Malida (Pashto 'ماليده'; alternatively spelled as Maleeda, called, Urdu: چُوری, Hindi: चूरी, or ملیدہ in Hyderabadi Urdu) is a traditional sweet dessert popular among Pashtun and Persian households in Afghanistan and Pakistan, popular among people in northern India and Pakistan, as well as Hyderabad Deccan. It is made from leftover bread (called Dodei by Pashtuns and Parathas or Rotis in desi households) that is crumbled and pounded, then stir fried with ghee, sugar, dried fruits, and nuts. Malida is often given to young children in the winter as ghee is believed to warm the body and prevent colds, and it is also a traditional dish for some Muslims on the last Wednesday of the Islamic month Safar.
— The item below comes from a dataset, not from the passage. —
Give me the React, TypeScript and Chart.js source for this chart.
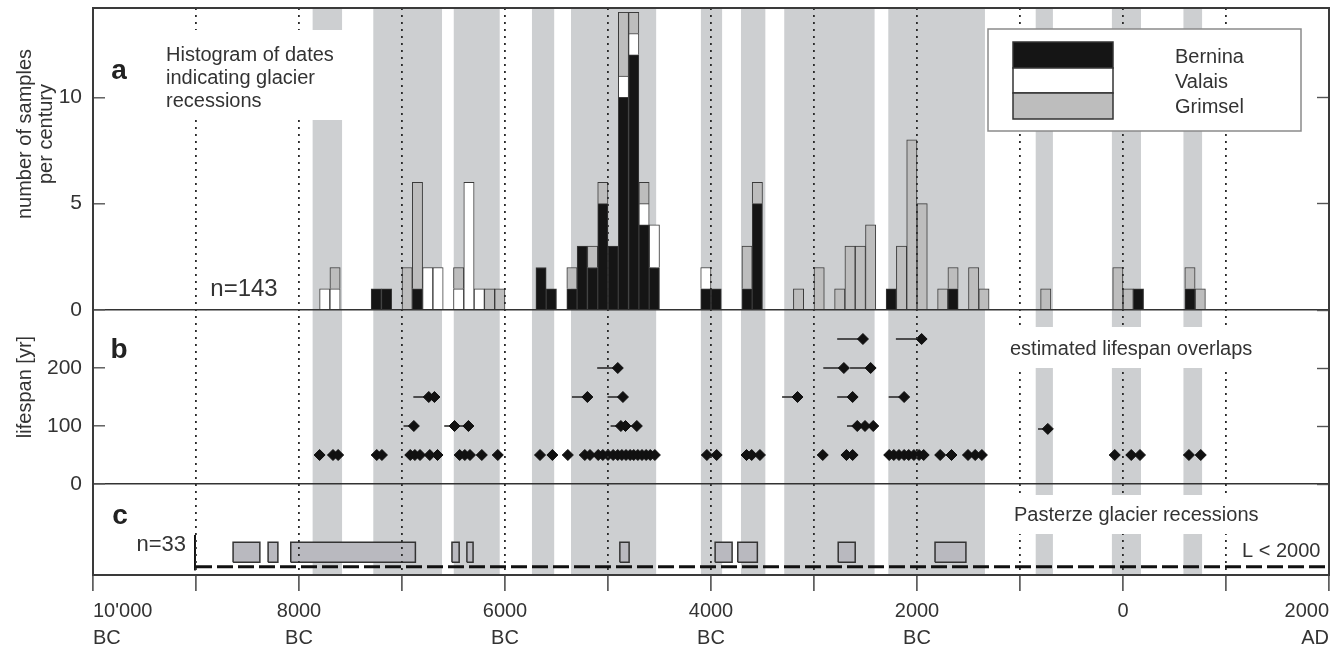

Malida is a common way to use up extra parathas or rotis.

== Etymology ==
The word 'malida' comes from Pashto word meaning 'fine pieces', equivalent of the Persian 'ميده' with the same meaning. The word Choori is derived from the word Choor (چُور) which means pieces, this implies that the Parathas or Rotis are broken down into smaller pieces and mixed with various other ingredients to make this sweet dish.

== Churi Roza ==
Many Muslims in the Indian subcontinent celebrate the last Wednesday of the Islamic month Safar by fasting, and breaking the fast with sweet Choori. The method is supposedly attributed to Sunnah, but almost every Islamic Sect deems it a Bid'ah (i.e. Innovation in Religion).

==Seder Eliyahu HaNavi==
Among the Bene Israel, Malida (מלידה) is the name of a traditional ceremony also known as Seder Eliyahu HaNavi in honour of the prophet Elijah, who was historically revered as the protector of the Indian Jews.